Laugh/Riot presents ‘Trojan Women,’ their final show at EU

Category:  The Arts
Wednesday, April 19th, 2017 at 8:55 PM
Laugh/Riot presents ‘Trojan Women,’ their final show at EU by Anna Ashcraft
Photo: Anna Ashcraft

Laugh/Riot’s final performance at Edinboro University will be “Trojan Women,” a modern take on an ancient Greek tragedy focused on the fate of the women of Troy after the Trojan War.

Laugh/Riot has been the resident theatre troupe at EU for the last five years. Rob Connick, director of “Trojan Women” and Laugh/Riot artistic director told The Spectator that after five years, Laugh/Riot will not be renewing their contract with the university.

Connick cleared up some points about Laugh/ Riot’s decision to leave EU. “We chose not to renew our contract, they didn’t cut our funding; we have never been funded by the university.

We have reached a point that we can’t continue without some financial support. It’s at a point where we would both like to continue, but it wasn’t financially viable for either side.”

He continued: “So we are leaving — not happy — but at peace with the decision. The university seems to have goodwill towards it. I don’t want people to blame this on the administration. They did not look at us and pull anything away from us; they are just not able to help us continue.”

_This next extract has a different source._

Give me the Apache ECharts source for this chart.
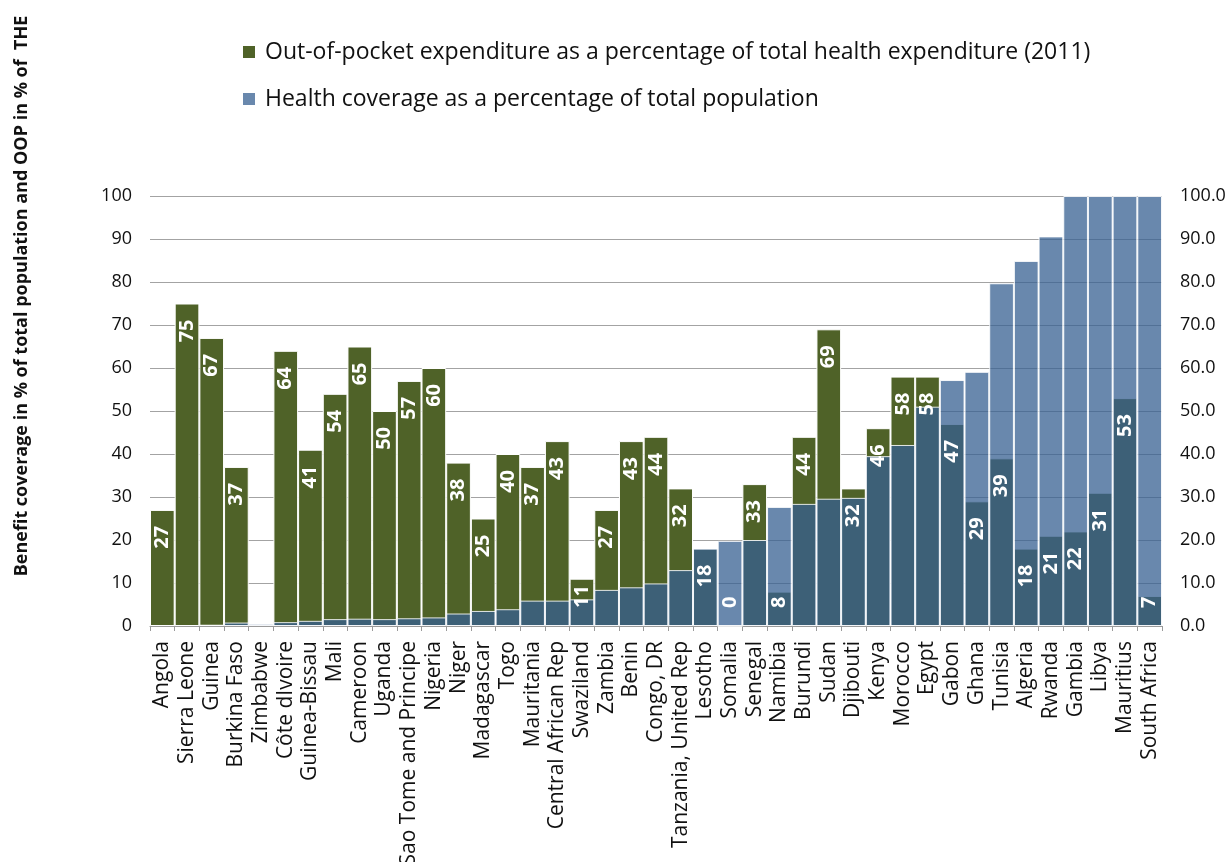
<!DOCTYPE html>
<html>
<head>
<meta charset="utf-8">
<script src="https://cdn.jsdelivr.net/npm/echarts@6/dist/echarts.min.js"></script>
<style>
  html, body { margin: 0; padding: 0; background: #ffffff; }
  #chart { width: 1232px; height: 862px; }
</style>
</head>
<body>
<div id="chart"></div>
<script>
// Countries, ordered by health coverage
const countries = [
  'Angola', 'Sierra Leone', 'Guinea', 'Burkina Faso', 'Zimbabwe', 'Côte dIvoire',
  'Guinea-Bissau', 'Mali', 'Cameroon', 'Uganda', 'Sao Tome and Principe', 'Nigeria',
  'Niger', 'Madagascar', 'Togo', 'Mauritania', 'Central African Rep', 'Swaziland',
  'Zambia', 'Benin', 'Congo, DR', 'Tanzania, United Rep', 'Lesotho', 'Somalia',
  'Senegal', 'Namibia', 'Burundi', 'Sudan', 'Djibouti', 'Kenya', 'Morocco', 'Egypt',
  'Gabon', 'Ghana', 'Tunisia', 'Algeria', 'Rwanda', 'Gambia', 'Libya', 'Mauritius',
  'South Africa'
];

// Out-of-pocket expenditure, % of total health expenditure (2011)
const oopShare = [
  27, 75, 67, 37, null, 64,
  41, 54, 65, 50, 57, 60,
  38, 25, 40, 37, 43, 11,
  27, 43, 44, 32, 18, 0,
  33, 8, 44, 69, 32, 46, 58, 58,
  47, 29, 39, 18, 21, 22, 31, 53,
  7
];

// Health coverage, % of total population
const coverageShare = [
  null, null, 0.3, 0.8, 0.5, 0.9,
  1.2, 1.6, 1.7, 1.6, 1.8, 2.0,
  2.9, 3.5, 3.9, 5.9, 5.9, 6.2,
  8.4, 9.0, 9.9, 13.0, 18, 19.8,
  20.0, 27.7, 28.4, 29.6, 29.8, 39.5, 42.1, 51.0,
  57.2, 59.1, 79.7, 84.9, 90.6, 100, 100, 100,
  100
];

const OOP_NAME = 'Out-of-pocket expenditure as a percentage of total health expenditure (2011)';
const COVERAGE_NAME = 'Health coverage as a percentage of total population';
const AXIS_TITLE = 'Benefit coverage in % of total population and OOP in % of  THE';

const FONT = '"Open Sans", "Noto Sans", sans-serif';
const OOP_COLOR = '#4F6228';
const COVERAGE_COLOR = 'rgba(55, 96, 146, 0.75)';
const GRID_COLOR = '#a3a3a3';

// Value labels sit just inside the top of each OOP bar; short bars get them
// lifted off the baseline instead.
const labelTop = {
  position: 'insideTop', distance: 16, align: 'right', verticalAlign: 'middle'
};
const labelBottom = {
  position: 'insideBottom', distance: 18, align: 'left', verticalAlign: 'middle'
};
const labelData = oopShare.map(v => ({
  value: v,
  label: (v !== null && v < 13) ? labelBottom : labelTop
}));

const chart = echarts.init(document.getElementById('chart'), null, { renderer: 'canvas' });

const valueAxisBase = {
  type: 'value',
  min: 0,
  max: 100,
  interval: 10,
  axisLine: { show: false },
  axisTick: { show: false }
};

chart.setOption({
  animation: false,
  backgroundColor: '#ffffff',
  textStyle: { fontFamily: FONT },
  legend: {
    orient: 'vertical',
    left: 238,
    top: 34,
    itemWidth: 12,
    itemHeight: 12,
    itemGap: 21,
    icon: 'rect',
    selectedMode: false,
    itemStyle: { borderWidth: 0 },
    textStyle: { fontFamily: FONT, fontSize: 23, color: '#111', lineHeight: 26, padding: [0, 0, 0, 5] },
    data: [OOP_NAME, COVERAGE_NAME]
  },
  graphic: [{
    type: 'text',
    x: 22,
    y: 296,
    rotation: Math.PI / 2,
    style: {
      text: AXIS_TITLE,
      font: 'bold 18px ' + FONT,
      fill: '#111',
      align: 'center',
      verticalAlign: 'middle'
    }
  }],
  grid: {
    left: 150, right: 70, top: 196, bottom: 236,
    containLabel: false,
    outerBoundsMode: 'none'
  },
  xAxis: {
    type: 'category',
    data: countries,
    axisLine: { lineStyle: { color: '#9a9a9a', width: 1 } },
    axisTick: { show: true, length: 5, lineStyle: { color: '#9a9a9a' } },
    axisLabel: {
      interval: 0,
      rotate: 90,
      margin: 15,
      fontFamily: FONT,
      fontSize: 21,
      color: '#111'
    }
  },
  yAxis: [
    Object.assign({}, valueAxisBase, {
      position: 'left',
      splitLine: { show: true, lineStyle: { color: GRID_COLOR, width: 1 } },
      axisLabel: { margin: 18, fontFamily: FONT, fontSize: 18, color: '#111' }
    }),
    Object.assign({}, valueAxisBase, {
      position: 'right',
      splitLine: { show: false },
      axisLabel: {
        margin: 18,
        fontFamily: FONT,
        fontSize: 18,
        color: '#111',
        formatter: v => v.toFixed(1)
      }
    })
  ],
  series: [
    {
      name: OOP_NAME,
      type: 'bar',
      data: oopShare,
      barGap: '-100%',
      barCategoryGap: '0%',
      z: 2,
      itemStyle: { color: OOP_COLOR, borderColor: '#ffffff', borderWidth: 1 }
    },
    {
      name: COVERAGE_NAME,
      type: 'bar',
      data: coverageShare,
      barGap: '-100%',
      barCategoryGap: '0%',
      z: 3,
      itemStyle: { color: COVERAGE_COLOR, borderColor: 'rgba(255,255,255,0.85)', borderWidth: 1 }
    },
    {
      name: 'oop-labels',
      type: 'bar',
      data: labelData,
      barGap: '-100%',
      barCategoryGap: '0%',
      z: 4,
      silent: true,
      itemStyle: { color: 'rgba(0,0,0,0)', borderWidth: 0 },
      label: {
        show: true,
        rotate: 90,
        color: '#ffffff',
        fontFamily: FONT,
        fontWeight: 'bold',
        fontSize: 20,
        formatter: '{c}'
      }
    }
  ]
});
</script>
</body>
</html>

The final performance of Laugh/Riot will certainly not mean the end for theatre at Edinboro. The Edinboro University Players (UP), Alpha Psi Omega (APO) and Dramatic Activities have been and will continue to put on plays.

Connick also mentioned he will not be returning as a professor; instead, Professor Shaun Taylor will be returning full-time next year. He reiterated that the theatre department is not experiencing cuts and nothing in the program is changing in any way.

“Trojan Women” is an ancient Greek tragedy focused on the fate of the women of Troy after the defeat of the Trojans by the Greeks during the Trojan War.

With all the men in the city dead, the women were all basically rounded up, taken and enslaved. The play runs 90 minutes with no intermission and is rated “R” for mature audiences for scenes of violence, abduction and enslavement.

“I am excited that this is the way we’re ending, because our first fully staged production was a Greek adaption with Prometheus reimagined. So, to be ending with another Greek, I think bookends our time here pretty nicely,” Connick said.

Connick’s adaptation is a modern take that involves three different adaptations put together:

“A translation of the script from the ‘50s, a modern translation that is about 10 years old, and excerpts from CNN transcripts from survivors from genocide recently,” he said.

In Connick’s adaptation, women play the soldiers. “It adds a little bit of a different dynamic to see women being forced to treat other women this way in the name of war and greed,” Connick said.

Montana Sertz, who plays the guard Rayanne in the play, talked about the difficulty of performing in a dark, tragic production. “The hard part of this play for a lot of people was emotion. It’s a long play and every ounce of your emotion has to be put into it.”

“I, the entire time have to be angry. I have to get my blood pumping, whereas the [Trojan] women the whole time, they have to be crying and devastated. It’s an emotionally and mentally draining show for the actors,” she continued.

Eric Reiche, who plays Poseidon, and Erika Krasneski, playing Athena, talked about the dynamics of the gods in the story. The gods introduce and conclude the performance with a narrative explaining the story.

Reiche and Krasneski spoke about some themes of the play, including the perils of war and greed.

Reiche said, “The fact that he [Connick] turned this play into this whole new take makes it more refreshing and more tragic that these women are telling these stories about their bodies, their lives, everything they knew being taken from them

and being forced away. “Having women on top of that being forced to pull that hand to change their lives, and kill their family members, it just kind of adds a whole other dark layer to this.”

“If you thought that a Greek tragedy couldn’t get any more tragic, introduce it to Rob’s flare of making darker things as dark as possible,” Reiche continued, while lightly chuckling.

Krasneski also talked about the dynamics of the show, stating, “Both of the gods who were on the Greek side, Hera and myself [Athena], were both women, goddesses; it’s kind of a double layer of irony that these Trojan women were suffering at the hands of other women.”

The show runs April 20, 21, 22, 27, 28 and 29 at 7:30 p.m. The show also runs April 23 and 30 at 2:30 p.m. in Diebold Center for the Performing Arts. Tickets are $10 for general admission, $5 for EUP faculty, staff and non-EUP students, $3 for EUP students, and $5 for seniors.